MC 5479

## Candidate

Matthew Ambacher,

Applied
Mathematics,
University
of
Waterloo

## Title

Normal Mode Wave-Vortex Decompositions of Mesoscale Simulations

## Abstract

The kinetic energy spectrum of the atmosphere has been well observed to exhibit a k^-3 power law at synoptic scales with a transition to a shallower k^-5/3 power law at the mesoscale. To better understand the mesoscale kinetic energy spectrum, the spectrum can be decomposed into the two dominant modes at this scale: quasi-horizontal vortex motion and inertia-gravity wave motion. A commonly used technique for this is a Helmholtz decomposition of the horizontal velocity into rotational and divergent components, representing the geostrophically balanced and inertia-gravity wave modes, respectively. This decomposition is a crude approximation, since geostrophically balanced flows have small but non-zero divergence and inertia-gravity waves can have non-zero rotational energy. We investigate the mesoscale spectrum generated in a high resolution, doubly-periodic, non-hydrostatic simulation of a baroclinically unstable jet. A three-dimensional normal mode decomposition is used to decompose the total energy into geostrophic and ageostrophic components. We compare the results with the Helmholtz decomposition and find they are qualitatively similar, but ageostrophic modes increasingly dominate with increasing vertical wave number. Specifically, we find the geostrophic mode in the mesoscale to have a steeper spectral slope than the spectral slope of the rotational component of the Helmholtz decomposition at -3.1 and -2.7, respectively.
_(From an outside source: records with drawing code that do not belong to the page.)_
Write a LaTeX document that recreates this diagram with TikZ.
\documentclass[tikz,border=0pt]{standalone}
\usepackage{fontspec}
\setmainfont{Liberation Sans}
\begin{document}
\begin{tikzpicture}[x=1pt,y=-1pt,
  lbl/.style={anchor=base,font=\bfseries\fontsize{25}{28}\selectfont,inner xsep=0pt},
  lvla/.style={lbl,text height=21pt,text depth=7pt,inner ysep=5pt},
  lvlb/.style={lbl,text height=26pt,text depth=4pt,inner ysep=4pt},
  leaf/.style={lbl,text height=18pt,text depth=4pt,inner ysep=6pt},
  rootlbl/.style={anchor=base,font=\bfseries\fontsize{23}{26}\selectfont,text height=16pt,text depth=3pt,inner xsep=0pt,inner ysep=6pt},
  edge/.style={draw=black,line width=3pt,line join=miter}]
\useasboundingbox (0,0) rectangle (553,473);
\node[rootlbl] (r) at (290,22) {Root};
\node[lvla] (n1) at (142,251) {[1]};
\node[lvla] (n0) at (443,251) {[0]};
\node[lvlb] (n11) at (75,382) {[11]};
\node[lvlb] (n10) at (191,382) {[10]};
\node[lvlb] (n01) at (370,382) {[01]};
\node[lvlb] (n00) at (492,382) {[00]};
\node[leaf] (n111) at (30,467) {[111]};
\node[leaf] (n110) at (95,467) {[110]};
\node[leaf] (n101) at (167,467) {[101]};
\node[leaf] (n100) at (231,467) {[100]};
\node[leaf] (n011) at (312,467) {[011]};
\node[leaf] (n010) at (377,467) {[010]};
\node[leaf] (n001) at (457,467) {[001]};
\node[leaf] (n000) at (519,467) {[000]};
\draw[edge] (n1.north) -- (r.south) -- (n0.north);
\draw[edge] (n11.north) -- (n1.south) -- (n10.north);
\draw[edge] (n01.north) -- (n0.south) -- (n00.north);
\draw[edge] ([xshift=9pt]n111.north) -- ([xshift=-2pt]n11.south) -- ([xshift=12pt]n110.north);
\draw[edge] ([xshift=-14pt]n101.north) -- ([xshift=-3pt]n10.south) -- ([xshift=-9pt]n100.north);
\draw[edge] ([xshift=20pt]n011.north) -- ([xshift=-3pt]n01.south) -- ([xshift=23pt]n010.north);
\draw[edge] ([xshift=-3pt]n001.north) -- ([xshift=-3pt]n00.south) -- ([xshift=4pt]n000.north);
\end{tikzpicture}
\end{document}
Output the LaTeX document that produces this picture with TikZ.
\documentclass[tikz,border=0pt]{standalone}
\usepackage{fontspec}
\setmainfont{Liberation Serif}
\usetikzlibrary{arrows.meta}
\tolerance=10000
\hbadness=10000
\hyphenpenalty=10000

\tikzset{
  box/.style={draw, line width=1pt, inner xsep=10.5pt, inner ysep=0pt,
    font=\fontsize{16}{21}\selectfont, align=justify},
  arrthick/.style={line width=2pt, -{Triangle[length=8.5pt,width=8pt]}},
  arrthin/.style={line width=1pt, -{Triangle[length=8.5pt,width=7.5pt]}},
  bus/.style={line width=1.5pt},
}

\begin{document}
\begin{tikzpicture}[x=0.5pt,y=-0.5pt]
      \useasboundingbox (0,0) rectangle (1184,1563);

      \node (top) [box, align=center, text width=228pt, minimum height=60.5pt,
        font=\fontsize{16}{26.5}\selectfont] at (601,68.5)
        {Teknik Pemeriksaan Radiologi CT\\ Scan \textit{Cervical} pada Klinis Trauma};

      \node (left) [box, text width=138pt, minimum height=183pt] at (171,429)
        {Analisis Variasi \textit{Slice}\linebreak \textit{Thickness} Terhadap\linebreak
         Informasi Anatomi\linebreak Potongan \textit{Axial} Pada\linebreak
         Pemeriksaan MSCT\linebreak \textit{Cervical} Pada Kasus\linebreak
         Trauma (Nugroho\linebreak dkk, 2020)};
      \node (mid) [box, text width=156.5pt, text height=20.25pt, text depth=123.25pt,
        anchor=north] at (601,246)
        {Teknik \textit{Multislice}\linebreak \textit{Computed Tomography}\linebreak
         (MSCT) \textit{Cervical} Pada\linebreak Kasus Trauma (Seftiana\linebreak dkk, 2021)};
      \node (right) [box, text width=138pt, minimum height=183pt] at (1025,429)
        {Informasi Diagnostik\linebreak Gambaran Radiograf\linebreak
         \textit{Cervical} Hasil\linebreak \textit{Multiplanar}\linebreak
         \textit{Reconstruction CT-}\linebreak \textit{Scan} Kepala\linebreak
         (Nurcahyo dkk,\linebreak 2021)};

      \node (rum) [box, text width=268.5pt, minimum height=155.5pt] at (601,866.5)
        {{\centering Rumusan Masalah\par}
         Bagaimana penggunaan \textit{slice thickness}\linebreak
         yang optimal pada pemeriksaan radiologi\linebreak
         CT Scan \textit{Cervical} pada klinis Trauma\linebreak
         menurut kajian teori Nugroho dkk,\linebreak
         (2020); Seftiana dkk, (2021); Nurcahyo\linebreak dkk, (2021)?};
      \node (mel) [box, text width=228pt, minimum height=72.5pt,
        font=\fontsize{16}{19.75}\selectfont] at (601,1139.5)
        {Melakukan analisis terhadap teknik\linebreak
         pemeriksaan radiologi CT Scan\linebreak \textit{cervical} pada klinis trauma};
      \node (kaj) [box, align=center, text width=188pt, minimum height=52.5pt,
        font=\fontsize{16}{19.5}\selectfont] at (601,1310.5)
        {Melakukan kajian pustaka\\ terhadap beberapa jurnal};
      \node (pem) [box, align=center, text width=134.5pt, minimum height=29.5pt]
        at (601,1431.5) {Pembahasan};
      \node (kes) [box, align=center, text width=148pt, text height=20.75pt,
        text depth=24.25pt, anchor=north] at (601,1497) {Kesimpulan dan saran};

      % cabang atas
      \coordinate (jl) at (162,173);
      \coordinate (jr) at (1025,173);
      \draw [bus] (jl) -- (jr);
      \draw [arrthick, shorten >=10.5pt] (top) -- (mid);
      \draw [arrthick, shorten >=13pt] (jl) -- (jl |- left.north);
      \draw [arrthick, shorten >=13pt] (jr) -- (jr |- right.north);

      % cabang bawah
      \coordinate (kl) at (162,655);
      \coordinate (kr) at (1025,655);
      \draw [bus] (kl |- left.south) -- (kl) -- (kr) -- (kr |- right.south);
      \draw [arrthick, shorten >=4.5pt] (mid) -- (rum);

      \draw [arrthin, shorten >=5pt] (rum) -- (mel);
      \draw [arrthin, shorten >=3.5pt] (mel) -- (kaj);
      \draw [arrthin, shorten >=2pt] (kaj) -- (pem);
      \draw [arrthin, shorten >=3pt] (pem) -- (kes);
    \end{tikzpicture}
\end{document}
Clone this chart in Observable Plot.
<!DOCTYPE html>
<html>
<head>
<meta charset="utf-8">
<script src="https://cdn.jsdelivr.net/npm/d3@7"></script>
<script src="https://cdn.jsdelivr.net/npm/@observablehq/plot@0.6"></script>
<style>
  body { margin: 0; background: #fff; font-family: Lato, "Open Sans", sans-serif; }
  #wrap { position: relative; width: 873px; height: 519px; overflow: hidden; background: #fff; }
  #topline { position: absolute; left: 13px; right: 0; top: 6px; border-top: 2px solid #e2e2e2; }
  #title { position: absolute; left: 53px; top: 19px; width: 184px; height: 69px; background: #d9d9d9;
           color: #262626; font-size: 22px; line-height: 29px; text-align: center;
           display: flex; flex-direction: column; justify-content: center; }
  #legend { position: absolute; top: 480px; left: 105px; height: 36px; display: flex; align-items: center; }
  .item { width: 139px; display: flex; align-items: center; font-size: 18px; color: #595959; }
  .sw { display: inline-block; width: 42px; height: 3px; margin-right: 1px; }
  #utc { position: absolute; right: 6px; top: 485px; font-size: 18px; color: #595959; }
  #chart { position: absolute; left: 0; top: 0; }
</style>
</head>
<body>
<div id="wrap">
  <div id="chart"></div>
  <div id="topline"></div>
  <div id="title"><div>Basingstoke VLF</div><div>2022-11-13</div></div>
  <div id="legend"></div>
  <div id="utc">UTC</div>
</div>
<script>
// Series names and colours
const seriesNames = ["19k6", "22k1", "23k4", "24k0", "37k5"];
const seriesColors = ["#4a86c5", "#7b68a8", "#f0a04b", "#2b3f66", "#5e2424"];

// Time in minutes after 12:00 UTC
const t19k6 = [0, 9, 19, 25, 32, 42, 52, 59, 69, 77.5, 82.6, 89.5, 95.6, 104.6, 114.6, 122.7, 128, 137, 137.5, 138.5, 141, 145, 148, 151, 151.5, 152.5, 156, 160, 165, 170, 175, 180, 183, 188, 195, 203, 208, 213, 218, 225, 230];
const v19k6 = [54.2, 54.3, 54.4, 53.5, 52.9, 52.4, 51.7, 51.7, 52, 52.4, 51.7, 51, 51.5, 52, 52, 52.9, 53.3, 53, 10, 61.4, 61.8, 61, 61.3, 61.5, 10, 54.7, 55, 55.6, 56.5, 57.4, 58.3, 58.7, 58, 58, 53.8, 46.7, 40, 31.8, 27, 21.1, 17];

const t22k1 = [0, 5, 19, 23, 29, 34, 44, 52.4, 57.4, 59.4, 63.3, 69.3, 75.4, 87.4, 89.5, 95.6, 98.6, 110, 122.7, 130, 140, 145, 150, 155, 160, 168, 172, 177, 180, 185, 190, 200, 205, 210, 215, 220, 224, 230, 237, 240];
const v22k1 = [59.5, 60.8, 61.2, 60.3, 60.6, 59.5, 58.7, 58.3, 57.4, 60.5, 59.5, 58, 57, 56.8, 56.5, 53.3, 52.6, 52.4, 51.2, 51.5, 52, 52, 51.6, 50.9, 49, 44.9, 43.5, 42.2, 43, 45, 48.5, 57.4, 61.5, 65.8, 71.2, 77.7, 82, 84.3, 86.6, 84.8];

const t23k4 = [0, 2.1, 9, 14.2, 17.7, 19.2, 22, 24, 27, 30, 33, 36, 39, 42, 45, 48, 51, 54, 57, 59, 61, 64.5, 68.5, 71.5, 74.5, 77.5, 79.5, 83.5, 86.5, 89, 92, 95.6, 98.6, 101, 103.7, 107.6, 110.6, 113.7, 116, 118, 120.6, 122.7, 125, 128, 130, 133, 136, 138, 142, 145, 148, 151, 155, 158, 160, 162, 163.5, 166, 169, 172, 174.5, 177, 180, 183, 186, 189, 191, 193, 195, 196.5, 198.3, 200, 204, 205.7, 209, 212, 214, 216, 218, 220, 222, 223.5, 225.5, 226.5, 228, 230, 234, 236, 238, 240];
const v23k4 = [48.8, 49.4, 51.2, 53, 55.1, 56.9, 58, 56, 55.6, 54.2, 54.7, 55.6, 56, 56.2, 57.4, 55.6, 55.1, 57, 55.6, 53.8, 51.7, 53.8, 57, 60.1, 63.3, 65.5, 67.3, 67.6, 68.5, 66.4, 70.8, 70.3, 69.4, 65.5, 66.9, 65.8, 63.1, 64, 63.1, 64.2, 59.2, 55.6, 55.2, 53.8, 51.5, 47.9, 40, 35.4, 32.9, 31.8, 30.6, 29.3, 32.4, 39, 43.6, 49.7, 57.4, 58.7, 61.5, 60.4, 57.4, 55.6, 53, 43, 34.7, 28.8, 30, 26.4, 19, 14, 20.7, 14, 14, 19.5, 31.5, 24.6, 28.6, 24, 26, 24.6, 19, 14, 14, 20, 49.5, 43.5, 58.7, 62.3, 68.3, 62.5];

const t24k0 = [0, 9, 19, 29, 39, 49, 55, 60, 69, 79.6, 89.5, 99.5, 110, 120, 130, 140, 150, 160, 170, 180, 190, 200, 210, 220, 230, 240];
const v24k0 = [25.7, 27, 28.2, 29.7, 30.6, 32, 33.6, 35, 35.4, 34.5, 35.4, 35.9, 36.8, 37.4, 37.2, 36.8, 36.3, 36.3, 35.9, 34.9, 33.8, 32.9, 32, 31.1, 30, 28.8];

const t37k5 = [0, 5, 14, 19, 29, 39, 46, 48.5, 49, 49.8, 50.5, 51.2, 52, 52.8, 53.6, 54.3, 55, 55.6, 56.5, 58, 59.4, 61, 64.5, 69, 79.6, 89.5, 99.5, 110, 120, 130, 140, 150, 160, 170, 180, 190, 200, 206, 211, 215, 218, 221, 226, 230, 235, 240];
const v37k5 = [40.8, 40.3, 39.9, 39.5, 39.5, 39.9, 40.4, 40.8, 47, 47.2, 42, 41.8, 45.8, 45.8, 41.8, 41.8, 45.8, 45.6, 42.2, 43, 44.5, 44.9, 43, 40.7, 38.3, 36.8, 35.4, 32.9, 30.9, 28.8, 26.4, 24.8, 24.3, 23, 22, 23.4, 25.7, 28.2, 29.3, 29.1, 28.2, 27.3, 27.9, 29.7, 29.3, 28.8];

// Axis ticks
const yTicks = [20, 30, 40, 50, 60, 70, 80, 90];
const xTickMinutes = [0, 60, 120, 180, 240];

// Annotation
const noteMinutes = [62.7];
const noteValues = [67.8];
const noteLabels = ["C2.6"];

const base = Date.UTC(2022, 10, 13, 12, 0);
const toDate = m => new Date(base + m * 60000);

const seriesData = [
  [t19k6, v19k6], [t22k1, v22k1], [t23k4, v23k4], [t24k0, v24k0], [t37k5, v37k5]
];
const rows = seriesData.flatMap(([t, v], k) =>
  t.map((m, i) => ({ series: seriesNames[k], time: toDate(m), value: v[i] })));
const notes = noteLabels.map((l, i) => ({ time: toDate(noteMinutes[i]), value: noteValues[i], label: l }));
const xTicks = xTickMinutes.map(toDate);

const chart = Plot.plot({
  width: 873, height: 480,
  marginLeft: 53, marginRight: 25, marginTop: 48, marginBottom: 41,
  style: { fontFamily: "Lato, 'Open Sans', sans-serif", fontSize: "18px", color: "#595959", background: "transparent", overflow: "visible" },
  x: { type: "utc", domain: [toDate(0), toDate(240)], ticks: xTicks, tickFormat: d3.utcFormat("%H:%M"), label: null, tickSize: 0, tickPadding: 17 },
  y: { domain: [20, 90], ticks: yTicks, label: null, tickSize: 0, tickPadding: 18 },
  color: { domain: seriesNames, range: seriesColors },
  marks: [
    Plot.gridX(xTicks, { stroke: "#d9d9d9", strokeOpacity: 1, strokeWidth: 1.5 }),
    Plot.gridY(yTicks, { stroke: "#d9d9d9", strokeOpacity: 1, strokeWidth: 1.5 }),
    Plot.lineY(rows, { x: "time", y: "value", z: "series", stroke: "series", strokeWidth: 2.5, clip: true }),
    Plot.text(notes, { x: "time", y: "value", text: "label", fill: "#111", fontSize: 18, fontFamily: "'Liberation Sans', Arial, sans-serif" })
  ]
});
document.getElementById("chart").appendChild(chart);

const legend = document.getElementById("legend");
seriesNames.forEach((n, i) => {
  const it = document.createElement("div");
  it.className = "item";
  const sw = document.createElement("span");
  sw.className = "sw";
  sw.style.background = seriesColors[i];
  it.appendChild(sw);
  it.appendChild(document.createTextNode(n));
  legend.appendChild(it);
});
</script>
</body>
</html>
The difference between the spectral slopes of the ageostrophic and divergent modes are much greater, with mesoscale slope values of -2.7 and -1.9, respectively. We find that the reason for these differences can be attributed to both the inclusion of the available potential energy in the normal mode decomposition, and the inclusion of rotational energy in the ageostrophic mode of the normal mode decomposition.